Extract the records in full, leaving every picture out.

— DATA FOR THIS TASK —
>>>
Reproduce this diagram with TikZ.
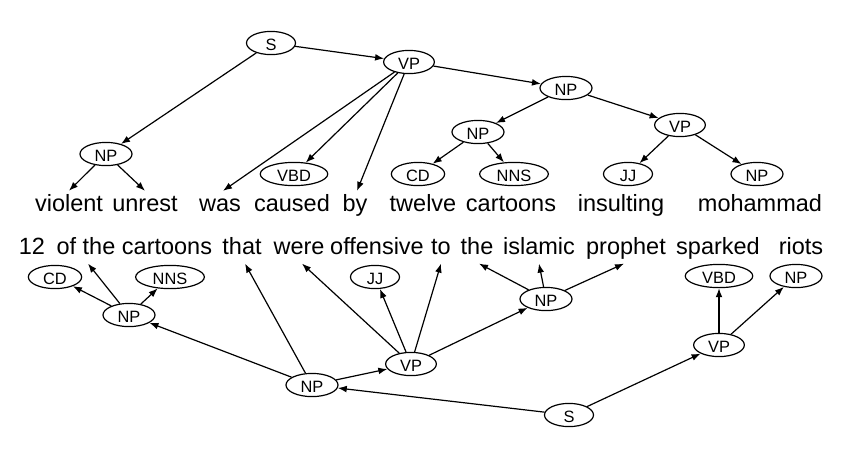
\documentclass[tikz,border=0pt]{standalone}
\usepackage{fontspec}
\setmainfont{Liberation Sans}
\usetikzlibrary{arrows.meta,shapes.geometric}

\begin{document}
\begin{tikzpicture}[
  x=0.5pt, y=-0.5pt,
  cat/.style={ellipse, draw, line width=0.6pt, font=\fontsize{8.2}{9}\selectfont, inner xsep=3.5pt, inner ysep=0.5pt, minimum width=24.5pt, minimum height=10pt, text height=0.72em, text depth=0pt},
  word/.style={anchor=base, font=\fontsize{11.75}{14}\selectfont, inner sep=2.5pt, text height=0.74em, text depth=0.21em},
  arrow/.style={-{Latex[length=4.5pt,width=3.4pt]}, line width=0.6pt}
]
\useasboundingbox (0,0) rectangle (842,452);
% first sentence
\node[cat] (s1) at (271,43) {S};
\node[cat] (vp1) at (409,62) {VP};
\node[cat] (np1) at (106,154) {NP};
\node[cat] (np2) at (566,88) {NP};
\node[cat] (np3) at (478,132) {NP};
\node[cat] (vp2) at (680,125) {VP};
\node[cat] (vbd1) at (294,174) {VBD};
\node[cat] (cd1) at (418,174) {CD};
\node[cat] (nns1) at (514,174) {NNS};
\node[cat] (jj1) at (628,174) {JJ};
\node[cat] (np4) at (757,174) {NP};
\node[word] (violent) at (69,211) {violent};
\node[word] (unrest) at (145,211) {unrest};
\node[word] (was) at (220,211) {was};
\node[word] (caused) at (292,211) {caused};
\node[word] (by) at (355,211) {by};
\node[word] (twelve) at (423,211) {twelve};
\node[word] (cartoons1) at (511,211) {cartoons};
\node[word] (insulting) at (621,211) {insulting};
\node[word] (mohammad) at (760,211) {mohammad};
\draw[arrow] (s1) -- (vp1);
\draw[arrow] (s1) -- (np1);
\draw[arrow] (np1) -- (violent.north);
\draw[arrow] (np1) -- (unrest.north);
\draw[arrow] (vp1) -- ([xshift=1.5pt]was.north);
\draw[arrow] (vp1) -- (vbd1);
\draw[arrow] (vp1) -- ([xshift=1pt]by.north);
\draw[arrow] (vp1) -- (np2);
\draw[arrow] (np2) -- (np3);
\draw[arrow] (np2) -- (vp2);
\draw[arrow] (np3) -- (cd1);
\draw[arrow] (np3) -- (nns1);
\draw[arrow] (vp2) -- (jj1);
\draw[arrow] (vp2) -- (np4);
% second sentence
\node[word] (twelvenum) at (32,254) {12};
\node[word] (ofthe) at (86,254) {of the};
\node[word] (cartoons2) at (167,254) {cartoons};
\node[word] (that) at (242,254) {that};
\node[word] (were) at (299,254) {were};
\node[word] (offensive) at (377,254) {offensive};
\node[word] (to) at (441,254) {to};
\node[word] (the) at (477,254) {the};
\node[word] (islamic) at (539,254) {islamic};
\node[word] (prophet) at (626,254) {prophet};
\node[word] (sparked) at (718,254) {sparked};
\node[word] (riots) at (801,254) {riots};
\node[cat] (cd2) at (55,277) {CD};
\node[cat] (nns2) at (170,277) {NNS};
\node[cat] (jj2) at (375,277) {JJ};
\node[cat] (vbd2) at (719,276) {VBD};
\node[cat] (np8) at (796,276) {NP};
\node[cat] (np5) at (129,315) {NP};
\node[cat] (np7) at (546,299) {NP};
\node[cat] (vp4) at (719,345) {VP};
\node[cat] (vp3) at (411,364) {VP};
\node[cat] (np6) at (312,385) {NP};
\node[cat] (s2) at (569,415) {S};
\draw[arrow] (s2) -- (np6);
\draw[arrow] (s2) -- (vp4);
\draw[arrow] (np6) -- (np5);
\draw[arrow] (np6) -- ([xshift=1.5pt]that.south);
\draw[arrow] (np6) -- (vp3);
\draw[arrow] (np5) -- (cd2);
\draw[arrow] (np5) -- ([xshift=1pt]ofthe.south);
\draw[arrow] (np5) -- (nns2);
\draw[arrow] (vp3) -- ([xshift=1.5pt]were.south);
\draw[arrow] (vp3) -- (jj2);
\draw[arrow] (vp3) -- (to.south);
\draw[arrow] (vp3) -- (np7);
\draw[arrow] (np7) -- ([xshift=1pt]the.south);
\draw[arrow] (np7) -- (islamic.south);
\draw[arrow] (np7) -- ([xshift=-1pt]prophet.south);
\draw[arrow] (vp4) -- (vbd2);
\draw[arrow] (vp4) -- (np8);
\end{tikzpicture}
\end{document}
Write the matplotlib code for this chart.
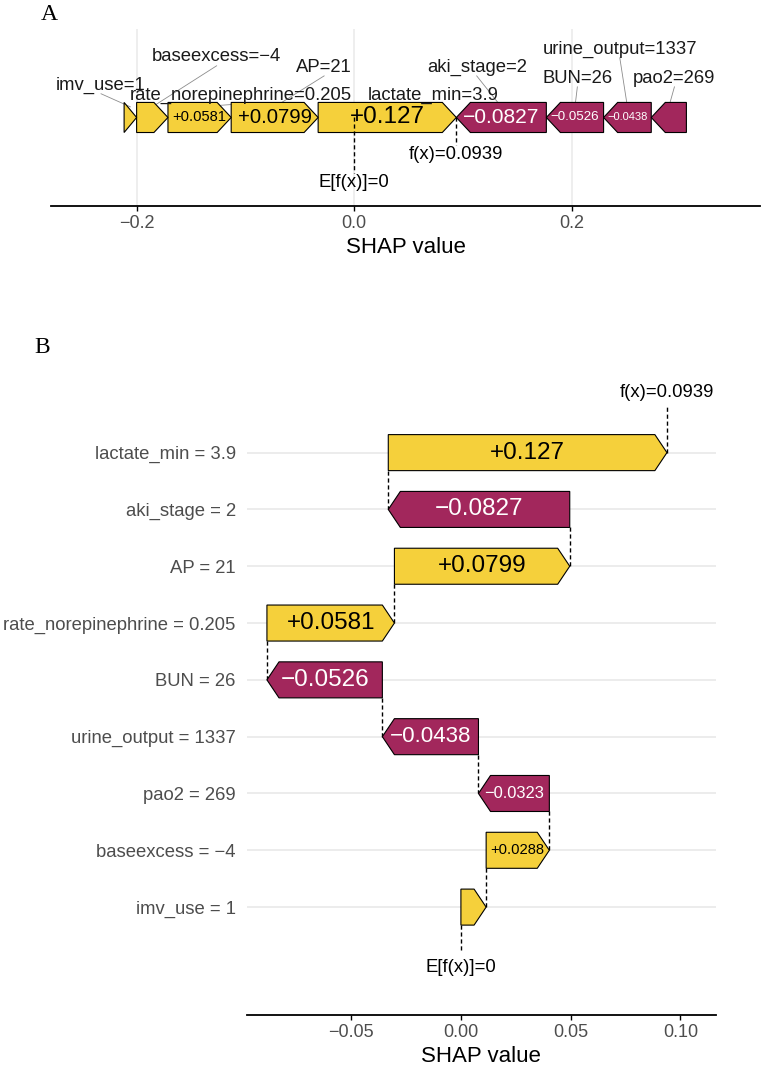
<<<
— RESULT FOR THIS TASK —
Reproduce this diagram with TikZ.
\documentclass[tikz,border=0pt]{standalone}
\usepackage{fontspec}
\setmainfont{Liberation Sans}
\usetikzlibrary{arrows.meta,shapes.geometric}

\begin{document}
\begin{tikzpicture}[
  x=0.5pt, y=-0.5pt,
  cat/.style={ellipse, draw, line width=0.6pt, font=\fontsize{8.2}{9}\selectfont, inner xsep=3.5pt, inner ysep=0.5pt, minimum width=24.5pt, minimum height=10pt, text height=0.72em, text depth=0pt},
  word/.style={anchor=base, font=\fontsize{11.75}{14}\selectfont, inner sep=2.5pt, text height=0.74em, text depth=0.21em},
  arrow/.style={-{Latex[length=4.5pt,width=3.4pt]}, line width=0.6pt}
]
\useasboundingbox (0,0) rectangle (842,452);
% first sentence
\node[cat] (s1) at (271,43) {S};
\node[cat] (vp1) at (409,62) {VP};
\node[cat] (np1) at (106,154) {NP};
\node[cat] (np2) at (566,88) {NP};
\node[cat] (np3) at (478,132) {NP};
\node[cat] (vp2) at (680,125) {VP};
\node[cat] (vbd1) at (294,174) {VBD};
\node[cat] (cd1) at (418,174) {CD};
\node[cat] (nns1) at (514,174) {NNS};
\node[cat] (jj1) at (628,174) {JJ};
\node[cat] (np4) at (757,174) {NP};
\node[word] (violent) at (69,211) {violent};
\node[word] (unrest) at (145,211) {unrest};
\node[word] (was) at (220,211) {was};
\node[word] (caused) at (292,211) {caused};
\node[word] (by) at (355,211) {by};
\node[word] (twelve) at (423,211) {twelve};
\node[word] (cartoons1) at (511,211) {cartoons};
\node[word] (insulting) at (621,211) {insulting};
\node[word] (mohammad) at (760,211) {mohammad};
\draw[arrow] (s1) -- (vp1);
\draw[arrow] (s1) -- (np1);
\draw[arrow] (np1) -- (violent.north);
\draw[arrow] (np1) -- (unrest.north);
\draw[arrow] (vp1) -- ([xshift=1.5pt]was.north);
\draw[arrow] (vp1) -- (vbd1);
\draw[arrow] (vp1) -- ([xshift=1pt]by.north);
\draw[arrow] (vp1) -- (np2);
\draw[arrow] (np2) -- (np3);
\draw[arrow] (np2) -- (vp2);
\draw[arrow] (np3) -- (cd1);
\draw[arrow] (np3) -- (nns1);
\draw[arrow] (vp2) -- (jj1);
\draw[arrow] (vp2) -- (np4);
% second sentence
\node[word] (twelvenum) at (32,254) {12};
\node[word] (ofthe) at (86,254) {of the};
\node[word] (cartoons2) at (167,254) {cartoons};
\node[word] (that) at (242,254) {that};
\node[word] (were) at (299,254) {were};
\node[word] (offensive) at (377,254) {offensive};
\node[word] (to) at (441,254) {to};
\node[word] (the) at (477,254) {the};
\node[word] (islamic) at (539,254) {islamic};
\node[word] (prophet) at (626,254) {prophet};
\node[word] (sparked) at (718,254) {sparked};
\node[word] (riots) at (801,254) {riots};
\node[cat] (cd2) at (55,277) {CD};
\node[cat] (nns2) at (170,277) {NNS};
\node[cat] (jj2) at (375,277) {JJ};
\node[cat] (vbd2) at (719,276) {VBD};
\node[cat] (np8) at (796,276) {NP};
\node[cat] (np5) at (129,315) {NP};
\node[cat] (np7) at (546,299) {NP};
\node[cat] (vp4) at (719,345) {VP};
\node[cat] (vp3) at (411,364) {VP};
\node[cat] (np6) at (312,385) {NP};
\node[cat] (s2) at (569,415) {S};
\draw[arrow] (s2) -- (np6);
\draw[arrow] (s2) -- (vp4);
\draw[arrow] (np6) -- (np5);
\draw[arrow] (np6) -- ([xshift=1.5pt]that.south);
\draw[arrow] (np6) -- (vp3);
\draw[arrow] (np5) -- (cd2);
\draw[arrow] (np5) -- ([xshift=1pt]ofthe.south);
\draw[arrow] (np5) -- (nns2);
\draw[arrow] (vp3) -- ([xshift=1.5pt]were.south);
\draw[arrow] (vp3) -- (jj2);
\draw[arrow] (vp3) -- (to.south);
\draw[arrow] (vp3) -- (np7);
\draw[arrow] (np7) -- ([xshift=1pt]the.south);
\draw[arrow] (np7) -- (islamic.south);
\draw[arrow] (np7) -- ([xshift=-1pt]prophet.south);
\draw[arrow] (vp4) -- (vbd2);
\draw[arrow] (vp4) -- (np8);
\end{tikzpicture}
\end{document}
Write the matplotlib code for this chart.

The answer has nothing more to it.